Rosetta Comet Rendezvous: Lander Mission In November And Year-Long Ride Await Spacecraft
The Rosetta comet rendezvous is a success after the European Space Agency guided the spacecraft to its target Tuesday. From its launch in 2004 to hibernation in 2011 to waking up in January 2014, Rosetta has spent more than a decade chasing down comet 67P/Churyumov-Gerasimenko and is the first spacecraft to orbit around a comet.
“After 10 years, five months and four days traveling towards our destination, looping around the sun five times and clocking up 6.4 billion kilometers, we are delighted to announce finally ‘we are here’,” Jean-Jacques Dordain, ESA’s director general, said in a statement.
Comets are considered "building blocks of the solar system," and the data collected from 67P/Churyumov-Gerasimenko could lead to new insights into the evolution of the solar system and, possibly, how life formed on Earth, notes ESA. Rosetta and comet 67P/Churyumov-Gerasimenko are currently between Mars and Jupiter, around 405 million kilometers (around 250 million miles) from Earth, notes ESA.
Rosetta began a series of burns in May to correct its orbit and reduce its velocity.
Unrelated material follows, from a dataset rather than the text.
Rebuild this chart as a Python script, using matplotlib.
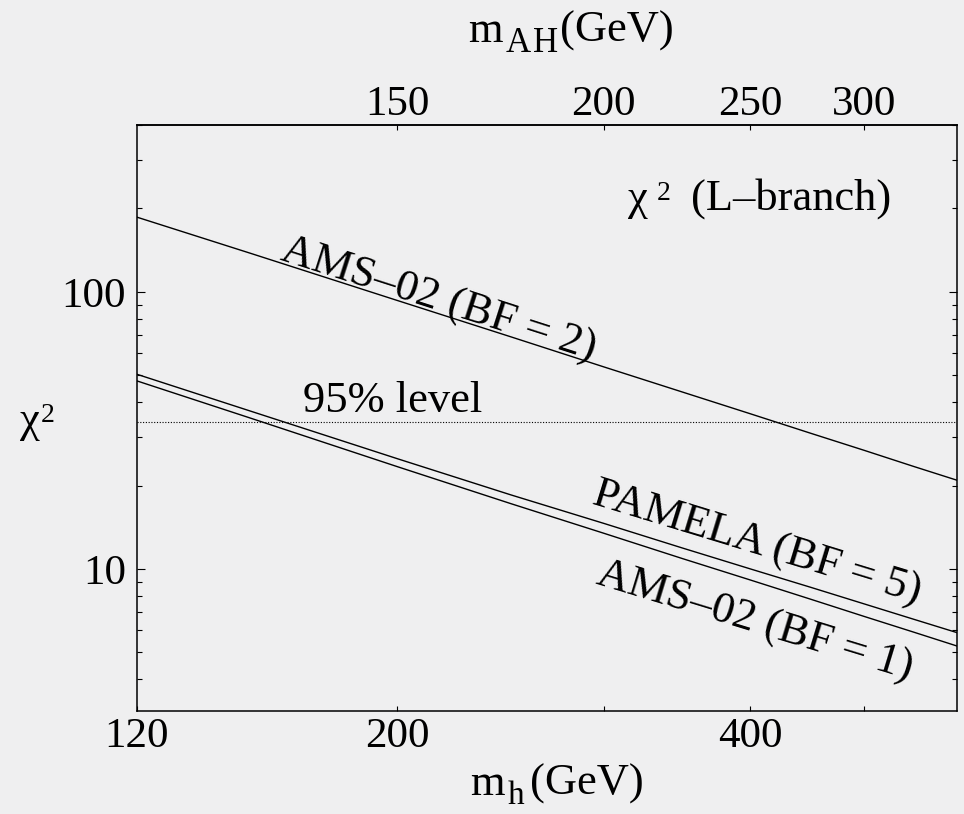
import matplotlib
matplotlib.use("Agg")
import matplotlib.pyplot as plt
from matplotlib.ticker import FixedLocator, FixedFormatter, NullLocator, LogLocator, NullFormatter

# Times-like serif everywhere
plt.rcParams["font.family"] = "Liberation Serif"

# Higgs mass grid (GeV) and chi^2 curves
m_h = [120, 150, 200, 250, 300, 350, 400, 450, 500, 550, 600]
chi2_ams02_bf2 = [186, 137.7, 93.1, 68.8, 53.6, 43.5, 36.3, 30.9, 26.8, 23.5, 20.9]
chi2_pamela_bf5 = [50.4, 37.1, 25.0, 18.5, 14.6, 11.9, 10.0, 8.59, 7.48, 6.60, 5.89]
chi2_ams02_bf1 = [47.7, 35.0, 23.4, 17.2, 13.45, 10.9, 9.12, 7.78, 6.74, 5.93, 5.27]
chi2_95 = 33.9

# bottom axis ticks
mh_ticks = [120, 200, 300, 400, 500]
mh_labels = ["120", "200", "", "400", ""]
# top axis: m_AH values
mah_ticks = [150, 200, 250, 300]

bg = "#efeff0"
fig = plt.figure(figsize=(9.64, 8.14), dpi=100, facecolor=bg)
ax = fig.add_axes([0.1421, 0.1265, 0.8506, 0.7199], facecolor=bg)

ax.set_xscale("log")
ax.set_yscale("log")
ax.set_xlim(120, 600)
ax.set_ylim(3.07, 400)

ax.plot(m_h, chi2_ams02_bf2, color="black", lw=1.0)
ax.plot(m_h, chi2_pamela_bf5, color="black", lw=1.0)
ax.plot(m_h, chi2_ams02_bf1, color="black", lw=1.0)
ax.axhline(chi2_95, color="black", lw=0.8, linestyle=(0, (1, 1.5)))

for s in ax.spines.values():
    s.set_linewidth(1.1)

# x ticks
ax.xaxis.set_major_locator(FixedLocator(mh_ticks))
ax.xaxis.set_major_formatter(FixedFormatter(mh_labels))
ax.xaxis.set_minor_locator(NullLocator())
ax.tick_params(axis="x", which="major", direction="in", length=3.5, width=0.8,
               top=False, bottom=True, labelsize=31, pad=5)

# y ticks, both sides
ax.yaxis.set_minor_locator(LogLocator(base=10, subs=range(2, 10), numticks=20))
ax.yaxis.set_minor_formatter(NullFormatter())
ax.set_yticks([10, 100])
ax.set_yticklabels(["10", "100"])
ax.tick_params(axis="y", which="major", direction="in", length=6, width=0.8,
               left=True, right=True, labelsize=31, pad=8)
ax.tick_params(axis="y", which="minor", direction="in", length=3.6, width=0.8,
               left=True, right=True)

# top axis in m_AH
sec = ax.secondary_xaxis("top", functions=(lambda x: x / 2 + 50, lambda x: 2 * (x - 50)))
sec.set_xticks(mah_ticks)
sec.set_xticklabels([str(v) for v in mah_ticks])
sec.xaxis.set_minor_locator(NullLocator())
sec.tick_params(axis="x", direction="in", length=3.5, width=0.8, labelsize=31, pad=1)
sec.spines["top"].set_linewidth(1.1)


def compose(x, y, parts):
    """Write a label piece by piece: (text, fontsize, baseline shift pt, gap pt)."""
    s, fs, dy, _ = parts[0]
    t = ax.text(x, y, s, fontsize=fs, ha="left", va="baseline",
                transform=fig.transFigure)
    prev_fs, prev_dy = fs, dy
    for s, fs, dy, gap in parts[1:]:
        off = (dy - prev_dy) + 0.217 * (prev_fs - fs)
        t = ax.annotate(s, xy=(1, 0), xycoords=t, xytext=(gap, off),
                        textcoords="offset points", fontsize=fs,
                        ha="left", va="bottom", annotation_clip=False)
        prev_fs, prev_dy = fs, dy
    return t


# axis titles
compose(0.4876, 1 - 795 / 814, [("m", 32, 0, 0), ("h", 24, -6.5, 2), ("(GeV)", 32, 0, 4)])
compose(0.4855, 0.9488, [("m", 32, 0, 0), ("A", 25, -8.5, 2), ("H", 25, -8.5, 2),
                         ("(GeV)", 32, 0, 1)])
compose(0.0207, 0.4693, [("χ", 32, 0, 0), ("2", 20, 7, 1)])

# annotations
compose(0.6515, 1 - 210 / 814, [("χ", 32, 0, 0), ("2", 20, 7, 6),
                                ("(L–branch)", 32, 0, 15)])
ax.text(166.1, 36.8, "95% level", fontsize=32, ha="left", va="baseline")
ax.text(158.4, 130.7, "AMS–02 (BF = 2)", fontsize=32, rotation=-17.8,
        rotation_mode="anchor", ha="left", va="baseline")
ax.text(292.6, 17.2, "PAMELA (BF = 5)", fontsize=32, rotation=-17,
        rotation_mode="anchor", ha="left", va="baseline")
ax.text(294.5, 8.86, "AMS–02 (BF = 1)", fontsize=32, rotation=-17,
        rotation_mode="anchor", ha="left", va="baseline")

fig.savefig("out.png", dpi=100, facecolor=bg)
The spacecraft completed its final thruster burn to reduce its speed at 3 a.m. EDT and the team at the ESA’s headquarters in Darmstadt, Germany, cheered when the operations team confirmed Rosetta reached the comet, with Sylvain Lodiot, the operations manager, exclaiming, “We’re at the comet!”
Rosetta has sent back photos of comet 67P/Churyumov–Gerasimenko from just 80 miles away, reports NASA. In the image, surface features can be clearly seen, such as craters and cliffs.
Rosetta’s arrival at the comet marks the beginning of the next scientific phase. The spacecraft will perform a triangular path around the comet that will put Rosetta as close as 30 kilometers (around 18 miles). Rosetta has a suite of 11 scientific instruments which will be used to analyze the gas of the coma, or atmosphere, and the tail, dust grain composition and distribution, comet dust, and the physical structure of the comet's nucleus.
As part of the Rosetta mission, the spacecraft will travel along with the comet as it makes it way around the sun, through the end of 2015. Prior to that, Rosetta will place a lander on the comet, scheduled for Nov. 11, 2014. ESA will have to identify a landing location by the end of August.
"Operationally we need to find a safe landing site, away from too much surface roughness, and have a site that has sufficient sunlight to ensure the lander can recharge itself. We also must consider having sufficient line of sight with the orbiter to transmit to Earth. In addition, we will consider the scientific aspects of the surface, determining which features are more interesting than others, which will be part of the hot discussions in the next months," said Matt Taylor, a Rosetta project scientist, in an interview with IBTimes.